**RECORDS FOR THE TASK:**
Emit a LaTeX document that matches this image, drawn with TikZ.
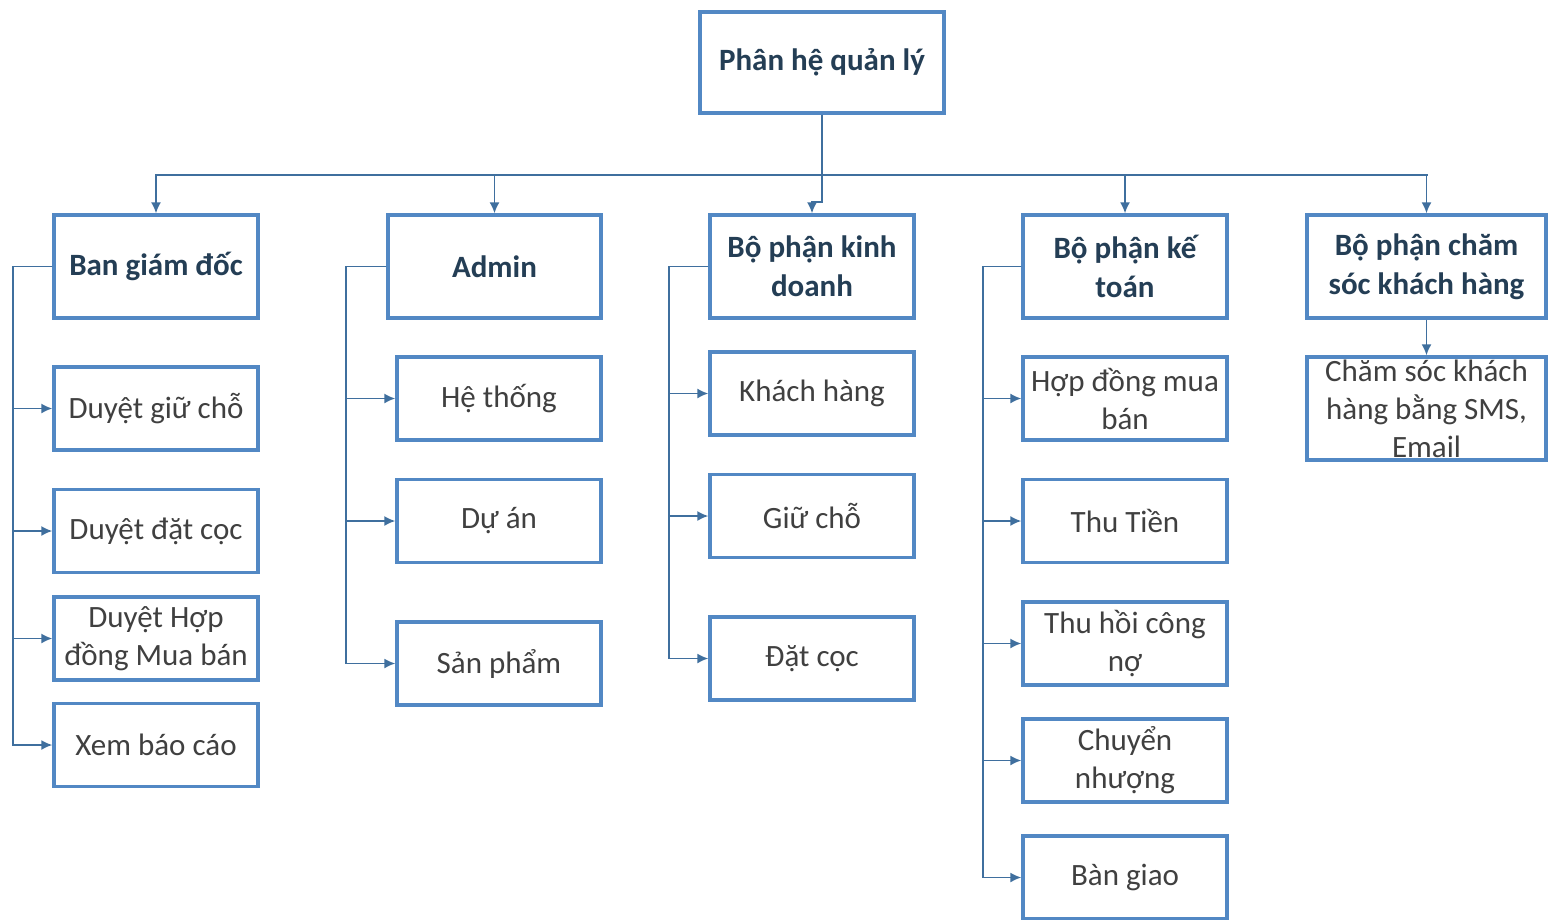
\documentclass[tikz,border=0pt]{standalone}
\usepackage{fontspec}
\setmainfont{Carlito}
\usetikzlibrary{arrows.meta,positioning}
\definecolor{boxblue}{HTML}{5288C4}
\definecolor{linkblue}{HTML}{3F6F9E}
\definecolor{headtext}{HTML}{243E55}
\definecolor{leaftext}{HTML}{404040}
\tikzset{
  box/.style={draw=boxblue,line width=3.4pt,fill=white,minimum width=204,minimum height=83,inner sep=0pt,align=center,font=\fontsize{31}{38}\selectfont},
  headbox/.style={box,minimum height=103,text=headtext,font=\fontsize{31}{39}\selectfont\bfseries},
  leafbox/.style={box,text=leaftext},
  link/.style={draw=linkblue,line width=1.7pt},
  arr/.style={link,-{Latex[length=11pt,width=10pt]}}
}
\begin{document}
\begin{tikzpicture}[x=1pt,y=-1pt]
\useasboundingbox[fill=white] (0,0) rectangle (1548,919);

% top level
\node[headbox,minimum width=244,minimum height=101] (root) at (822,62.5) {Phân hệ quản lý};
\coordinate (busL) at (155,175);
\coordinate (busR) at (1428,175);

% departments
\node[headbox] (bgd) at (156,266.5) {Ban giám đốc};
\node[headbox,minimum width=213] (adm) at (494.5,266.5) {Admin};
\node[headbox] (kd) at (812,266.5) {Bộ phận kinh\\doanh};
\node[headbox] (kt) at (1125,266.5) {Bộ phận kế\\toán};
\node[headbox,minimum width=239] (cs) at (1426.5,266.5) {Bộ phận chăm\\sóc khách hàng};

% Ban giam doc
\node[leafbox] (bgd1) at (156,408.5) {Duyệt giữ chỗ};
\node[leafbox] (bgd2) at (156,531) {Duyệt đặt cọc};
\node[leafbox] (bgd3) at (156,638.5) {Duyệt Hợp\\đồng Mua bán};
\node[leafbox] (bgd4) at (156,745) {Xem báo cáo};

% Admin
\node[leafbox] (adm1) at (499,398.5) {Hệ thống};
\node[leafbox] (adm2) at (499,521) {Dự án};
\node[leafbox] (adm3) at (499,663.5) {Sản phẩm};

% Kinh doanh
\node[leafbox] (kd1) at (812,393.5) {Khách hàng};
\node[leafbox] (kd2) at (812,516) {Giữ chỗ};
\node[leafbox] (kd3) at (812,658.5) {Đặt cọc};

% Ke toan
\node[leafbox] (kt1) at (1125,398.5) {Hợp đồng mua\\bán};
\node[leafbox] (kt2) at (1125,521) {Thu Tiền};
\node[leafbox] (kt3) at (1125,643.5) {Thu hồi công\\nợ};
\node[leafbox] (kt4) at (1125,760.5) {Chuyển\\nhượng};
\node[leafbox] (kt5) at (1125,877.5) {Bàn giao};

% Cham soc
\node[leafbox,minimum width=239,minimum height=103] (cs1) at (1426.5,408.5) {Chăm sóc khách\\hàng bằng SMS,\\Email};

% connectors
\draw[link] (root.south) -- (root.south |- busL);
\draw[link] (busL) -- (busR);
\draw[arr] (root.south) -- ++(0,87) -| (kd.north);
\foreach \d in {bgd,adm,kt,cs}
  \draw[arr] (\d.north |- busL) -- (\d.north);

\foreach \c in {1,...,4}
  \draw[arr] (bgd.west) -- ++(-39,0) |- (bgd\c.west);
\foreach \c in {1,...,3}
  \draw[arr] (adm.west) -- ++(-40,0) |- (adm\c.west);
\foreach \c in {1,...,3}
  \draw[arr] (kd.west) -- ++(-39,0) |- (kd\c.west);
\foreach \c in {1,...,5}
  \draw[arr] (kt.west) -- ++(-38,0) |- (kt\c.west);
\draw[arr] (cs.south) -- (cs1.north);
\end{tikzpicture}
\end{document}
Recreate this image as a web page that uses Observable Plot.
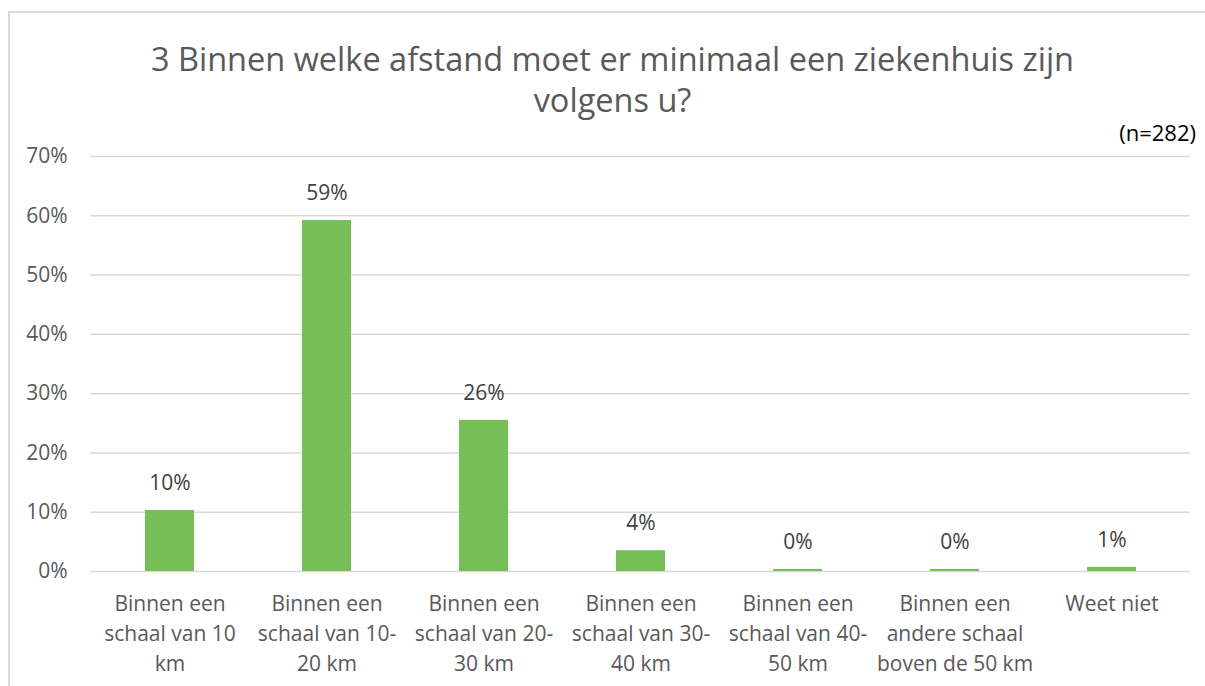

**CHALLENGE:**
Nothing but the lines from the start of the records above through the line with "(busR) at (1428,175);" should be retyped, each exactly as written; leave out all pictures.

**WRITTEN RESPONSE:**
Emit a LaTeX document that matches this image, drawn with TikZ.
\documentclass[tikz,border=0pt]{standalone}
\usepackage{fontspec}
\setmainfont{Carlito}
\usetikzlibrary{arrows.meta,positioning}
\definecolor{boxblue}{HTML}{5288C4}
\definecolor{linkblue}{HTML}{3F6F9E}
\definecolor{headtext}{HTML}{243E55}
\definecolor{leaftext}{HTML}{404040}
\tikzset{
  box/.style={draw=boxblue,line width=3.4pt,fill=white,minimum width=204,minimum height=83,inner sep=0pt,align=center,font=\fontsize{31}{38}\selectfont},
  headbox/.style={box,minimum height=103,text=headtext,font=\fontsize{31}{39}\selectfont\bfseries},
  leafbox/.style={box,text=leaftext},
  link/.style={draw=linkblue,line width=1.7pt},
  arr/.style={link,-{Latex[length=11pt,width=10pt]}}
}
\begin{document}
\begin{tikzpicture}[x=1pt,y=-1pt]
\useasboundingbox[fill=white] (0,0) rectangle (1548,919);

% top level
\node[headbox,minimum width=244,minimum height=101] (root) at (822,62.5) {Phân hệ quản lý};
\coordinate (busL) at (155,175);
\coordinate (busR) at (1428,175);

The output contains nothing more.